La Reina de Corazón de Hielo lleva un hábito ancho y plateado que subraya la rigidez de la Corte Congelada. Cuando aparece Schwanda con su gaita, el ajustado peinado de la soberana se abre, convirtiéndose la cabellera en una enorme flor roja. Simultáneamente brotan innumerables rosas de su amplia indumentaria. Así es como la vida y la alegría vuelven a la corte. El mago actúa como un monstruo. Lleva en su mano un bastón en cuya parte superior se ilumina una esfera roja que contiene el corazón palpitante de la reina.
El escritor y crítico musical y teatral Max Brod (Praga, 1884–Tel Aviv, 1968), quien tradujera al alemán las óperas de Leoš Janáček y fuera responsable de la publicación de obras del legado de su amigo Franz Kafka, contribuyó singularmente en aquellos tiempos a la difusión de Schwanda, el gaitero en Europa.
La carrera de Weinberger habría sido probablemente muy otra de no haber subido al poder Adolf Hitler y su régimen genocida antisemita nazi en Alemania en 1933. En un momento en que Arnold Schönberg y Alban Berg buscaban un nuevo lenguaje para el teatro musical, Weinberg no mostraba la menor ambición por adaptarse a los signos de los tiempos y se mantenía fiel a los grandes modelos de Antonín Dvořák y Bedřich Smetana, a los que añadía algunos ásperos sonidos, como los de Leoš Janáček.
No era mezquino con los ritmos de la polca llevados al ámbito sinfónico como hiciera Richard Strauss con los vales en el Caballero de la rosa. El resultado fue Schwanda, el gaitero, una nueva ópera folclórica checa de carácter tonal, utilizando en general la música de finales del XIX y comienzos del XX. El compositor logró escapar junto con su esposa a Estados Unidos, mas no pudo continuar allí su éxito precedente y se suicidó en 1967 en Saint Petersburg/Florida.

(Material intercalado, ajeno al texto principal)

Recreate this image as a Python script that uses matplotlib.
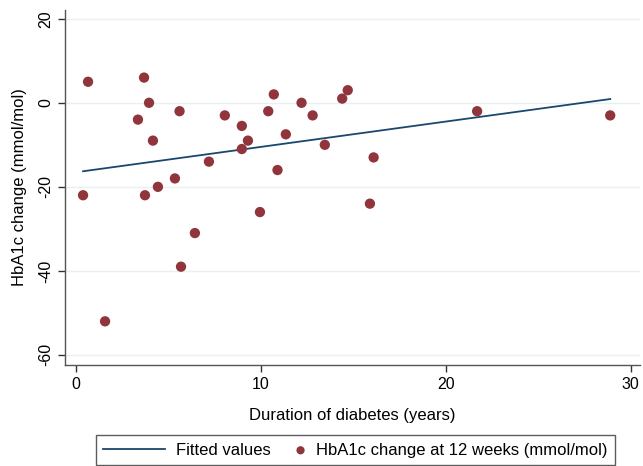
import matplotlib.pyplot as plt
import numpy as np
from matplotlib.legend_handler import HandlerPathCollection

plt.rcParams['font.family'] = ['Liberation Sans', 'DejaVu Sans']

# duration of diabetes (years) vs HbA1c change at 12 weeks (mmol/mol)
duration = [0.38, 0.65, 1.57, 3.35, 3.68, 3.73, 3.95, 4.16, 4.43, 5.35,
            5.6, 5.68, 6.43, 7.19, 8.05, 8.97, 8.97, 9.3, 9.95, 10.4,
            10.7, 10.9, 11.35, 12.2, 12.8, 13.46, 14.4, 14.7, 15.9, 16.1,
            21.7, 28.9]
hba1c_change = [-22, 5, -52, -4, 6, -22, 0, -9, -20, -18,
                -2, -39, -31, -14, -3, -5.5, -11, -9, -26, -2,
                2, -16, -7.5, 0, -3, -10, 1, 3, -24, -13,
                -2, -3]

xticks = [0, 10, 20, 30]
yticks = [20, 0, -20, -40, -60]


class NarrowMarker(HandlerPathCollection):
    # marker handle narrower than the line handle, like the Stata legend
    def legend_artist(self, legend, orig_handle, fontsize, handlebox):
        handlebox.width = 0.6 * fontsize
        return super().legend_artist(legend, orig_handle, fontsize, handlebox)


x = np.array(duration)
y = np.array(hba1c_change)
slope, intercept = np.polyfit(x, y, 1)
xfit = np.array([x.min(), x.max()])
yfit = intercept + slope * xfit

fig = plt.figure(figsize=(6.43, 4.66), dpi=100)
ax = fig.add_axes([0.101, 0.2167, 0.894, 0.762])

for t in yticks:
    ax.axhline(t, color='#e8f0f1', lw=1.0, zorder=0)

line, = ax.plot(xfit, yfit, color='#1a476f', lw=1.3, zorder=2)
pts = ax.scatter(x, y, s=55, color='#90353b', edgecolors='none', zorder=3)

ax.set_xlim(-0.6, 30.5)
ax.set_ylim(-62.4, 22.1)
ax.set_xticks(xticks)
ax.set_yticks(yticks)
ax.set_yticklabels([str(t) for t in yticks], rotation=90, va='center')
ax.tick_params(labelsize=11.5, length=5, width=1, color='#333333')

for s in ['top', 'right']:
    ax.spines[s].set_visible(False)
for s in ['left', 'bottom']:
    ax.spines[s].set_color('#555555')
    ax.spines[s].set_linewidth(1.0)

ax.set_xlabel('Duration of diabetes (years)', fontsize=12, labelpad=12)
ax.set_ylabel('HbA1c change (mmol/mol)', fontsize=12, labelpad=8)

leg = fig.legend([line, pts], ['Fitted values', 'HbA1c change at 12 weeks (mmol/mol)'],
                 loc='center', bbox_to_anchor=(0.553, 0.034), ncol=2,
                 fontsize=12, frameon=True, fancybox=False, edgecolor='#333333',
                 handlelength=3.7, handletextpad=0.65, columnspacing=1.5,
                 borderpad=0.45, markerscale=0.8,
                 handler_map={type(pts): NarrowMarker()})
leg.get_frame().set_linewidth(1.0)

fig.savefig('out.png', dpi=100)
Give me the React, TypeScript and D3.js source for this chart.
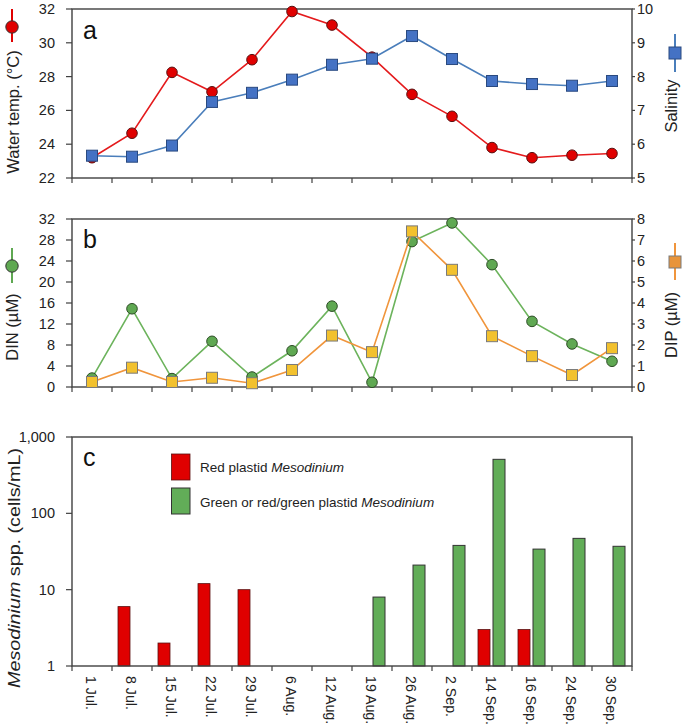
import React from "react";
import * as d3 from "d3";

const categories = ["1 Jul.", "8 Jul.", "15 Jul.", "22 Jul.", "29 Jul.", "6 Aug.", "12 Aug.", "19 Aug.", "26 Aug.", "2 Sep.", "14 Sep.", "16 Sep.", "24 Sep.", "30 Sep."];
const waterTemp = [23.2, 24.65, 28.25, 27.1, 29.0, 31.85, 31.05, 29.15, 26.95, 25.65, 23.8, 23.2, 23.35, 23.45];
const salinity = [5.66, 5.63, 5.96, 7.25, 7.52, 7.91, 8.35, 8.53, 9.2, 8.52, 7.87, 7.78, 7.73, 7.87];
const din = [1.7, 14.9, 1.6, 8.7, 1.9, 6.9, 15.4, 0.9, 27.7, 31.25, 23.3, 12.5, 8.2, 4.9];
const dip = [0.24, 0.92, 0.24, 0.44, 0.18, 0.81, 2.45, 1.66, 7.41, 5.58, 2.42, 1.47, 0.57, 1.85];
const redPlastid: (number | null)[] = [null, 6, 2, 12, 10, null, null, null, null, null, 3, 3, null, null];
const greenPlastid: (number | null)[] = [null, null, null, null, null, null, null, 8, 21, 38, 510, 34, 47, 37];

const tempTicks = [22, 24, 26, 28, 30, 32];
const salTicks = [5, 6, 7, 8, 9, 10];
const dinTicks = [0, 4, 8, 12, 16, 20, 24, 28, 32];
const dipTicks = [0, 1, 2, 3, 4, 5, 6, 7, 8];
const cellTicks = [1, 10, 100, 1000];

const FONT = "'Liberation Sans', Arial, Helvetica, sans-serif";
const AX = "#404040";

const L = 72, R = 632;
const A = { top: 9, bottom: 178 };
const B = { top: 219, bottom: 387 };
const C = { top: 437, bottom: 666 };

const x = d3.scaleBand<string>().domain(categories).range([L, R]).padding(0);
const xc = (i: number) => (x(categories[i]) as number) + x.bandwidth() / 2;
const sub = d3.scaleBand<string>().domain(["red", "green"]).range([6, 33]).paddingInner(0.2).paddingOuter(0);

const yTemp = d3.scaleLinear().domain([22, 32]).range([A.bottom, A.top]);
const ySal = d3.scaleLinear().domain([5, 10]).range([A.bottom, A.top]);
const yDin = d3.scaleLinear().domain([0, 32]).range([B.bottom, B.top]);
const yDip = d3.scaleLinear().domain([0, 8]).range([B.bottom, B.top]);
const yCell = d3.scaleLog().domain([1, 1000]).range([C.bottom, C.top]);

const fmtComma = d3.format(",");

function Frame({ top, bottom }: { top: number; bottom: number }) {
  const bounds = x.domain().map((c) => x(c) as number).concat([R]);
  return (
    <g>
      <rect x={L} y={top} width={R - L} height={bottom - top} fill="none" stroke={AX} strokeWidth={1.4} />
      {bounds.map((b, i) => (
        <line key={i} x1={b} x2={b} y1={bottom} y2={bottom + 5} stroke={AX} strokeWidth={1.2} />
      ))}
    </g>
  );
}

function LeftAxis({ scale, ticks, fmt }: { scale: any; ticks: number[]; fmt?: (v: number) => string }) {
  return (
    <g>
      {ticks.map((t) => (
        <g key={t}>
          <line x1={L - 6} x2={L} y1={scale(t)} y2={scale(t)} stroke={AX} strokeWidth={1.2} />
          <text x={55} y={scale(t)} dy="0.35em" textAnchor="end" fontSize={14.5} fill="#222">
            {fmt ? fmt(t) : String(t)}
          </text>
        </g>
      ))}
    </g>
  );
}

function RightAxis({ scale, ticks }: { scale: any; ticks: number[] }) {
  return (
    <g>
      {ticks.map((t) => (
        <g key={t}>
          <line x1={R} x2={R + 3} y1={scale(t)} y2={scale(t)} stroke={AX} strokeWidth={1.2} />
          <text x={637} y={scale(t)} dy="0.35em" textAnchor="start" fontSize={14.5} fill="#222">
            {String(t)}
          </text>
        </g>
      ))}
    </g>
  );
}

function Series({ values, scale, line, fill, stroke, shape }: { values: number[]; scale: any; line: string; fill: string; stroke: string; shape: "circle" | "square" }) {
  const gen = d3.line<number>().x((_, i) => xc(i)).y((v) => scale(v));
  return (
    <g>
      <path d={gen(values) || ""} fill="none" stroke={line} strokeWidth={1.6} />
      {values.map((v, i) =>
        shape === "circle" ? (
          <circle key={i} cx={xc(i)} cy={scale(v)} r={5.3} fill={fill} stroke={stroke} strokeWidth={1} />
        ) : (
          <rect key={i} x={xc(i) - 5.5} y={scale(v) - 5.5} width={11} height={11} fill={fill} stroke={stroke} strokeWidth={1} />
        )
      )}
    </g>
  );
}

function VTitle({ cx, cy, children, length }: { cx: number; cy: number; children: any; length?: number }) {
  return (
    <text
      transform={`translate(${cx},${cy}) rotate(-90)`}
      textAnchor="middle"
      dy="0.35em"
      fontSize={16.5}
      fill="#222"
      {...(length ? { textLength: length, lengthAdjust: "spacingAndGlyphs" } : {})}
    >
      {children}
    </text>
  );
}

function MarkerCircle({ cx, y1, y2, cy, color, fill }: any) {
  return (
    <g>
      <line x1={cx} x2={cx} y1={y1} y2={y2} stroke={color} strokeWidth={2} />
      <circle cx={cx} cy={cy} r={6.2} fill={fill} stroke="#333" strokeWidth={1} />
    </g>
  );
}

function MarkerSquare({ cx, y1, y2, cy, color, fill, stroke }: any) {
  return (
    <g>
      <line x1={cx} x2={cx} y1={y1} y2={y2} stroke={color} strokeWidth={2} />
      <rect x={cx - 6} y={cy - 6} width={12} height={12} fill={fill} stroke={stroke} strokeWidth={1} />
    </g>
  );
}

export default function App() {
  return (
    <svg width={685} height={724} style={{ position: "absolute", left: 0, top: 0, background: "#fff" }} fontFamily={FONT}>
      <rect x={0} y={0} width={685} height={724} fill="#fff" />

      {/* Panel a */}
      <Frame top={A.top} bottom={A.bottom} />
      <LeftAxis scale={yTemp} ticks={tempTicks} />
      <RightAxis scale={ySal} ticks={salTicks} />
      <Series values={waterTemp} scale={yTemp} line="#e41a1c" fill="#e00000" stroke="#5a1010" shape="circle" />
      <Series values={salinity} scale={ySal} line="#4a7ebb" fill="#4472c4" stroke="#2a4a80" shape="square" />
      <text x={83} y={39} fontSize={25} fill="#111">a</text>
      <MarkerCircle cx={12} y1={9} y2={42} cy={27} color="#e00000" fill="#e00000" />
      <VTitle cx={13} cy={112}>Water temp. (°C)</VTitle>
      <MarkerSquare cx={675} y1={34} y2={72} cy={53} color="#4a7ebb" fill="#4472c4" stroke="#2a4a80" />
      <VTitle cx={671} cy={106}>Salinity</VTitle>

      {/* Panel b */}
      <Frame top={B.top} bottom={B.bottom} />
      <LeftAxis scale={yDin} ticks={dinTicks} />
      <RightAxis scale={yDip} ticks={dipTicks} />
      <Series values={din} scale={yDin} line="#6cb35c" fill="#5fa852" stroke="#2d4d26" shape="circle" />
      <Series values={dip} scale={yDip} line="#f0953c" fill="#f2c12e" stroke="#7a7a7a" shape="square" />
      <text x={83} y={248} fontSize={25} fill="#111">b</text>
      <MarkerCircle cx={12} y1={248} y2={283} cy={266} color="#5fa852" fill="#5fa852" />
      <VTitle cx={12} cy={327}>DIN (µM)</VTitle>
      <MarkerSquare cx={675} y1={243} y2={280} cy={262} color="#f0953c" fill="#e8943a" stroke="#7a7a7a" />
      <VTitle cx={671} cy={325}>DIP (µM)</VTitle>

      {/* Panel c */}
      <g>
        {redPlastid.map((v, i) =>
          v == null ? null : (
            <rect key={"r" + i} x={(x(categories[i]) as number) + (sub("red") as number)} y={yCell(v)} width={sub.bandwidth()} height={yCell(1) - yCell(v)} fill="#e00000" stroke="#5a1010" strokeWidth={0.8} />
          )
        )}
        {greenPlastid.map((v, i) =>
          v == null ? null : (
            <rect key={"g" + i} x={(x(categories[i]) as number) + (sub("green") as number)} y={yCell(v)} width={sub.bandwidth()} height={yCell(1) - yCell(v)} fill="#62ad58" stroke="#333" strokeWidth={1} />
          )
        )}
      </g>
      <Frame top={C.top} bottom={C.bottom} />
      <LeftAxis scale={yCell} ticks={cellTicks} fmt={(v) => fmtComma(v)} />
      <text x={83} y={466} fontSize={25} fill="#111">c</text>
      <VTitle cx={14} cy={568} length={240}>
        <tspan fontStyle="italic">Mesodinium</tspan> spp. (cells/mL)
      </VTitle>

      {/* Legend */}
      <rect x={171.5} y={454} width={18.5} height={26} fill="#e00000" stroke="#5a1010" strokeWidth={0.8} />
      <text x={200} y={472} fontSize={13.5} fill="#222">
        Red plastid <tspan fontStyle="italic">Mesodinium</tspan>
      </text>
      <rect x={171.5} y={488} width={18.5} height={26} fill="#62ad58" stroke="#333" strokeWidth={1} />
      <text x={200} y={507} fontSize={13.5} fill="#222">
        Green or red/green plastid <tspan fontStyle="italic">Mesodinium</tspan>
      </text>

      {/* X labels */}
      {categories.map((c, i) => (
        <text key={c} transform={`translate(${xc(i) - 1},676) rotate(90)`} dy="0.35em" textAnchor="start" fontSize={14.2} fill="#222">
          {c}
        </text>
      ))}
    </svg>
  );
}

En los últimos años ha habido varios loables intentos aislados por rescatar esta gran ópera del olvido. Entre ellos, el de la Dresdner Semperoper en 2012, y el del Teatro de Gießen la temporada pasada. El año próximo, el 29 de marzo de 2020, será estrenada una producción en la Komische Oper de Berlín con régie del célebre Andreas Homoki, aguardada con expectación.